The founders of Three Arrows Capital, the defunct cryptocurrency hedge fund that filed for bankruptcy this month, are reportedly on their way to Dubai after liquidators said they’d been unable to locate them during bankruptcy proceedings. In an interview with Bloombergg, the pair described the stunning collapse of the firm “regrettable”.
Kyle Davies and Zhu Su were in the spotlight this month after liquidators said they had apparently abandoned their Singapore office and were not giving “meaningful cooperation” in bankruptcy proceedings. The founders did not show up to an emergency court meeting and were reportedly unresponsive in a scheduled Zoom call.
But the pair finally reappeared, and a lawyer representing the two disclosed that the founders were currently en-route to the United Arab Emirates, Bloomberg reported.
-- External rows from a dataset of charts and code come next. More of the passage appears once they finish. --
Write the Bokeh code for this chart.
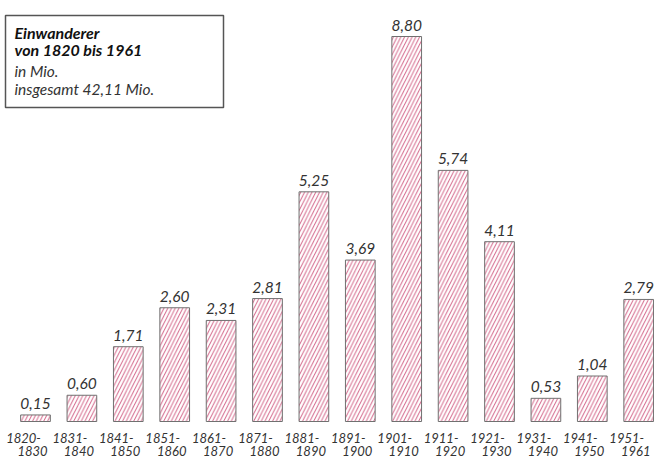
from bokeh.plotting import figure
from bokeh.models import ColumnDataSource
from bokeh.core.properties import value
from bokeh.embed import file_html
from bokeh.resources import INLINE

period_start = ["1820-", "1831-", "1841-", "1851-", "1861-", "1871-", "1881-",
                "1891-", "1901-", "1911-", "1921-", "1931-", "1941-", "1951-"]
period_end = ["1830", "1840", "1850", "1860", "1870", "1880", "1890",
              "1900", "1910", "1920", "1930", "1940", "1950", "1961"]
immigrants = [0.15, 0.60, 1.71, 2.60, 2.31, 2.81, 5.25, 3.69, 8.80, 5.74, 4.11, 0.53, 1.04, 2.79]
title_lines = ["Einwanderer", "von 1820 bis 1961"]
sub_lines = ["in Mio.", "insgesamt 42,11 Mio."]

W, H = 654, 457
PX_X = 46.4          # pixels per category step
PX_Y = 43.75         # pixels per million
x0 = -35 / PX_X
y0 = -(H - 421) / PX_Y

def dx(px):
    return x0 + px / PX_X

def dy(py_from_top):
    return y0 + (H - py_from_top) / PX_Y

FONT = "Lato"
xs = list(range(len(immigrants)))
src = ColumnDataSource(dict(
    x=xs, top=immigrants, p1=period_start, p2=period_end,
    lab=[f"{v:.2f}".replace(".", ",") for v in immigrants],
))

p = figure(width=W, height=H, output_backend="svg", toolbar_location=None,
           x_range=(x0, x0 + W / PX_X), y_range=(y0, y0 + H / PX_Y),
           min_border=0, outline_line_color=None)
p.axis.visible = False
p.grid.visible = False

p.vbar(x="x", top="top", bottom=0, width=0.64, source=src,
       fill_color="white", line_color="#707070", line_width=1,
       hatch_pattern="/", hatch_color="#d4668a", hatch_scale=7.5, hatch_weight=1)

p.text(x="x", y="top", text="lab", source=src, text_align="center",
       text_baseline="bottom", y_offset=-6, text_font=value(FONT),
       text_font_style="italic", text_font_size="15.5px", text_color="#333333")

# period labels, staggered in two lines (reference labels are slanted)
p.text(x="x", y=0, text="p1", source=src, text_align="center",
       text_baseline="middle", x_offset=-12, y_offset=16,
       text_font=value(FONT), text_font_style="italic", text_font_size="13px",
       text_color="#333333")
p.text(x="x", y=0, text="p2", source=src, text_align="center",
       text_baseline="middle", x_offset=-3, y_offset=29,
       text_font=value(FONT), text_font_style="italic", text_font_size="13px",
       text_color="#333333")

# title box
p.quad(left=[dx(5)], right=[dx(223)], top=[dy(15)], bottom=[dy(107)],
       fill_color="white", line_color="#555555", line_width=1.5)
p.text(x=[dx(14), dx(14)], y=[dy(32), dy(49)], text=title_lines,
       text_baseline="middle", text_font=value(FONT), text_font_style="bold italic",
       text_font_size="16px", text_color="#111111")
p.text(x=[dx(14), dx(14)], y=[dy(70), dy(88)], text=sub_lines,
       text_baseline="middle", text_font=value(FONT), text_font_style="italic",
       text_font_size="15.5px", text_color="#333333")

open("out.html", "w").write(file_html(p, INLINE))
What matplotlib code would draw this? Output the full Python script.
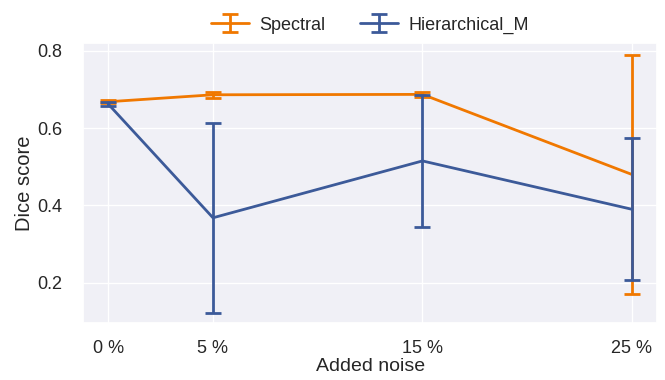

Davies and Su have previously expressed plans of relaunching their business in Dubai, due to crypto’s popularity in the area and the relaxed regulation compared to Singapore.
“The whole situation is regrettable,” Davies said in the interview with Bloomberg, while the two acknowledged that heavy use of leverage and the firm’s proximity to the bankrupt crypto firm Terra led to their downfall.
The company currently owes $2.8 billion to various creditors and investors, according to a court document made public on Monday, and the firm already defaulted on a $670 million loan from Voyager Digital. Those losses led to subsequent bankruptcies of Voyager and other firms exposed to the hedge fund.
But the two founders dodged questions on the impact their firm has had on the wider space, the report said, with Davies and Su focusing instead on the fact that “they suffered deep losses” themselves.
Su said they’d been on the receiving end of death threats since the firm’s troubles were made public. He also brushed off an accusation by a creditor in court documents that he and Davies used $50 million of company assets as down payment for a luxury yacht, arguing that the yacht was purchased over a year ago and was fully transparent in the company’s records.
“This is kind of smearing of us, I feel, is just a classic playbook of, you know, when this stuff happens, when funds blow up, then you know, these are the kind of headlines that people like to play,” Su said to Bloomberg.
Although an official with the DFSA, Dubai’s financial regulator, said that Three Arrows had not gotten approval to operate in Dubai as of June, Su explained the two were visiting to “assess whether we move there as originally planned or if the future holds something different for us.”
“We feel that it’s just the interest for everyone if we can be physically secured and keep a low profile,” he added.